I think now that this is because I knew that this was a man whose main form of communication with the world was pictures. I brought as many prints home as I could in those last weeks for him to sign.What I didn't know until I started to go through his print drawers in earnest—a year or two later—was that there were several copies of Correspondence left unfinished—without stamps attached. I found the envelope of collage elements from the copy shop layered deep in one of his metal flat files and made a few extras copies for backup.
I brought my copy of the print from home back to his studio on Summer Street and used it as my map. I was working in his studio at that time, wanting to be close to his archive of pictures, collage elements, the very smell of the dust in that place. In the afternoons, when my writing hours were tapped, I would sit in his studio and punch that needle into the paper, letting it catch on the foam board, pull it out and punch it in again, and again. I liked the slowness of this procedure—there was no speeding it up, it was mindless, or mind emptying, just the repeated sound of the needle catching on the powdery yellow foam. But it was also harder than I thought it would be. I had to be sure to get the needle just the right distance between the images so that when I pulled them apart they would separate just at the right point, and in doing so, the accrual of punctures came to look like the perforation marks on a sheet of stamps bought from the post office.In the year that I worked in his studio, writing and archiving his prints, I realized in a way what it meant to be a printmaker's wife; well, maybe widow is more apt. When I came across a print with brown paper tape still attached, I knew how to trim it against a straight edge. I recognized the sequence from state proof to finished picture. So one day I bought wheat paste at Pearl Art, knowing it is the most archival adhesive, ready to glue my little stamps to the prints. Now when I think of it, I see how that day in the loft of his studio, the concept of correspondence was brought to mind again, as I tried to make a picture that he had left unfinished correspond to one that he had made, where yet another meaning of correspondence is substitution, approximation. I hoped, in a way, that my labor would be invisible, that I could make the print look as if he had made it, side-step, in this little gesture, the fact of his death.

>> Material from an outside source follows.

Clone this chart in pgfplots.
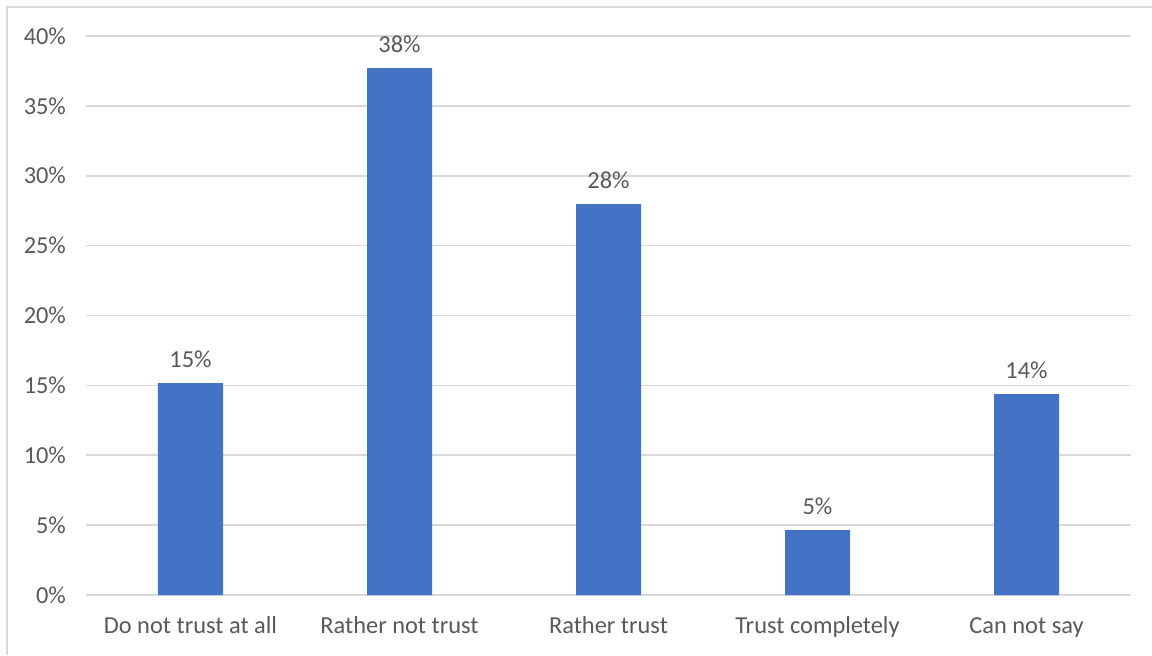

A few weeks, months, maybe even a few years later, I found another copy of Correspondence in the studio and looked carefully at the collage elements. When I compared one to another, I realized that he had assembled other versions of the print that didn't correspond at all to the one I was using as my map of his way of working. In this way, correspondence raises all sorts of questions about the limits of signs, symbols, experiences. It's a foundation of semiotics—which was one of Sam's great interests—that the relationship between an object and its sign can only be arbitrary—there is nothing essential to a chair that requires it to be represented by the word chair.

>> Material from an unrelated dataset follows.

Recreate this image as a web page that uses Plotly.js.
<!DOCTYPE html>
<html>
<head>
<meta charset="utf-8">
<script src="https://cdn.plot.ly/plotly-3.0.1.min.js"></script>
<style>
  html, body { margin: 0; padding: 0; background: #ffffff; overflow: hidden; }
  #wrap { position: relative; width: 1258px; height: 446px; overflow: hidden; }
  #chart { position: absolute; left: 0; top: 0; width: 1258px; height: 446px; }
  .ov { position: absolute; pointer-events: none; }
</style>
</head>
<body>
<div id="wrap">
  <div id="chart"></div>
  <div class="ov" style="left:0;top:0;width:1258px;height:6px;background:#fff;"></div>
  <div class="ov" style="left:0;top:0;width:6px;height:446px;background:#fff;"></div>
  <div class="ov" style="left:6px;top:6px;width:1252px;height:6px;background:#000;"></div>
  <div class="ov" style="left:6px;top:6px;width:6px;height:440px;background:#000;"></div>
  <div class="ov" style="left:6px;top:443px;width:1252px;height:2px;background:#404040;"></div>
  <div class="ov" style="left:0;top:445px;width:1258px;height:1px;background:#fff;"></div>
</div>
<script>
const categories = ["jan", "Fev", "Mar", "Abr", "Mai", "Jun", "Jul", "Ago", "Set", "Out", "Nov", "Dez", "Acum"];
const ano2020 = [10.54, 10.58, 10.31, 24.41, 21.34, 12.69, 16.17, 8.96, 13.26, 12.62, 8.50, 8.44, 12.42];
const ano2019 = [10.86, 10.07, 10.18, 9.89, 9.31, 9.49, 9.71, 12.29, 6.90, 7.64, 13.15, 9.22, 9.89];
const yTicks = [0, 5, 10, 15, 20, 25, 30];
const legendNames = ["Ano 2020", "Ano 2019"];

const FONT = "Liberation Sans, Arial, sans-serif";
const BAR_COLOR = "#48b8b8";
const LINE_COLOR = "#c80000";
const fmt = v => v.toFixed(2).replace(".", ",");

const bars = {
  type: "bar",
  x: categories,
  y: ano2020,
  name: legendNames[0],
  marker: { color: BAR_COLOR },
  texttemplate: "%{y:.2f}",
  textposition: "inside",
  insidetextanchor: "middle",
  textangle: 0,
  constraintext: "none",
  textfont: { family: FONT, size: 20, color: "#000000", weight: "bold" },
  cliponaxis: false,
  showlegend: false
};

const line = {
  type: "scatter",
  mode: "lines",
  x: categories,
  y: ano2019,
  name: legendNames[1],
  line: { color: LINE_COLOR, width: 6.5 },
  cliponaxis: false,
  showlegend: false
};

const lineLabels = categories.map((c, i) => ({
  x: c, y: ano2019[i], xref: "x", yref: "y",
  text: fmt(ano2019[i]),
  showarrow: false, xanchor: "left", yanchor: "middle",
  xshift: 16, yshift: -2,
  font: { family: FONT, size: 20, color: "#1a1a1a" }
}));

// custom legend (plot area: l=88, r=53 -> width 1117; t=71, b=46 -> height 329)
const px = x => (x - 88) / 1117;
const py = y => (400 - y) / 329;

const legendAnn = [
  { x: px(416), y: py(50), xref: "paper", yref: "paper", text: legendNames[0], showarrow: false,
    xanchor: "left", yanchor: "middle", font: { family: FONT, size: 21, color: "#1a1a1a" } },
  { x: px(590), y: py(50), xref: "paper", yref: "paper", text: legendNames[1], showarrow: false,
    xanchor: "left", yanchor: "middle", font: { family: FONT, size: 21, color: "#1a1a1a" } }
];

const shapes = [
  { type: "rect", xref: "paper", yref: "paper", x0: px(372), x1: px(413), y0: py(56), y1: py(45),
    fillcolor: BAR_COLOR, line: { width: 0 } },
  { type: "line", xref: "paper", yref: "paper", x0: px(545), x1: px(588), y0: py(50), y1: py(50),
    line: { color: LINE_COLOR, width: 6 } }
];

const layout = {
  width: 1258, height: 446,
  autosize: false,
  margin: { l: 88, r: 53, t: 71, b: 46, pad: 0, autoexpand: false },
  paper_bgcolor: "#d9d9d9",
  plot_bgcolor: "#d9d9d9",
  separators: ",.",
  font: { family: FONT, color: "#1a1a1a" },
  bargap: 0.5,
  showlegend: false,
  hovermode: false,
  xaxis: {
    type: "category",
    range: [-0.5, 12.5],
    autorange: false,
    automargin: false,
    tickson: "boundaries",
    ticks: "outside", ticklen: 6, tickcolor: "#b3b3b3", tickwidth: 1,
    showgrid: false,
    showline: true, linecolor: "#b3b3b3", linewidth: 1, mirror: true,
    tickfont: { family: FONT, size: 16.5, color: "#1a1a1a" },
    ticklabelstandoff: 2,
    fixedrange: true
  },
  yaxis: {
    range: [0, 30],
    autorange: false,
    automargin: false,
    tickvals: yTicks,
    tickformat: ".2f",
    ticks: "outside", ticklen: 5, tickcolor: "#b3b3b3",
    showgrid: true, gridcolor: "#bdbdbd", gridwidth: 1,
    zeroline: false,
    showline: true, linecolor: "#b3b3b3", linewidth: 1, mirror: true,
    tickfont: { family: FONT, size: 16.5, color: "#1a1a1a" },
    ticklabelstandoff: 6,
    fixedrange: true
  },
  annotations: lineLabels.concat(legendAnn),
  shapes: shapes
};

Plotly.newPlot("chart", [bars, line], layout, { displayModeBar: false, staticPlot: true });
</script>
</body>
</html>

This is the mark of Ferdinand Saussure, who theorized the arbitrary relationship between signified, signifier, and sign. And this is one of the great contributions of Surrealism and the first conceptual artists, where form and content diverge. I'm thinking here particularly of Man Ray, but also of Joseph Kosuth and John Baldessari and the uncategorizable Joseph Cornell.
A few summers ago, I made one final attempt to settle all of Sam's prints with friends and family. I wrote a friend who I knew would know how to find Harley—turned out, Terra Candella had moved. I reached Harley by e-mail to tell him I wanted him to have a print of Sam's. I chose one made on the most delicate rice paper, an etching that used the aesthetics of collage, a diagram of a camera, chromosomes, a flamingo. It was ephemeral, had a map on it of Ohio, the shared land of their friendship. I carefully roll it up and pack it in a tube.

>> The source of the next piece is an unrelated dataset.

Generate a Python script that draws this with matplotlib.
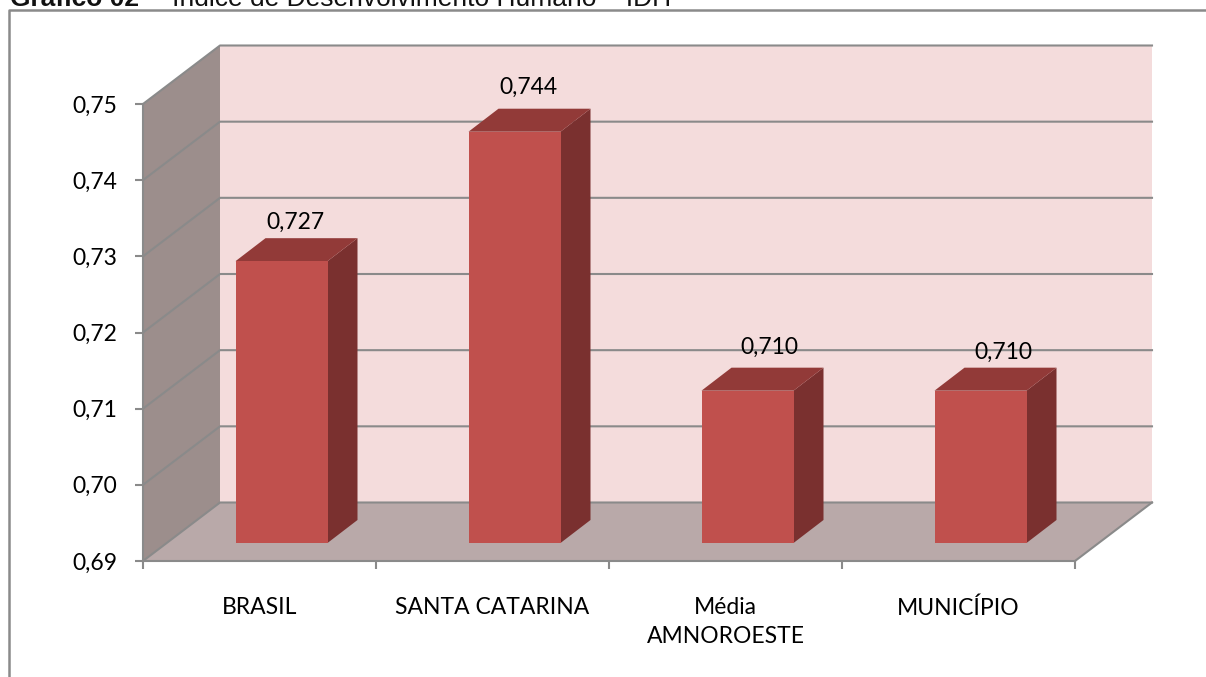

At the post office, I'm asked the post 9/11 litany about the dangers of the mail: anything hazardous, liquid, combustible. No, just a map that points to the terms of two men's friendship. A few weeks later, a note arrived in the mail from Terra Candella. It is, on the one hand, a tender thank you note. But it is also a little piece of art. The card inside was a collage, signed with the same handwriting that inscribes the piece in Jacob's room. The collage is that same just-bigger-than-a-postage-stamp-size, but this one is in rich tones, blues and reds—it seems made precisely for me, although I still have never met Harley. Inside, he writes to tell me how touched he is to have this print of Sam's. I set the card on the mantel, where it rests still.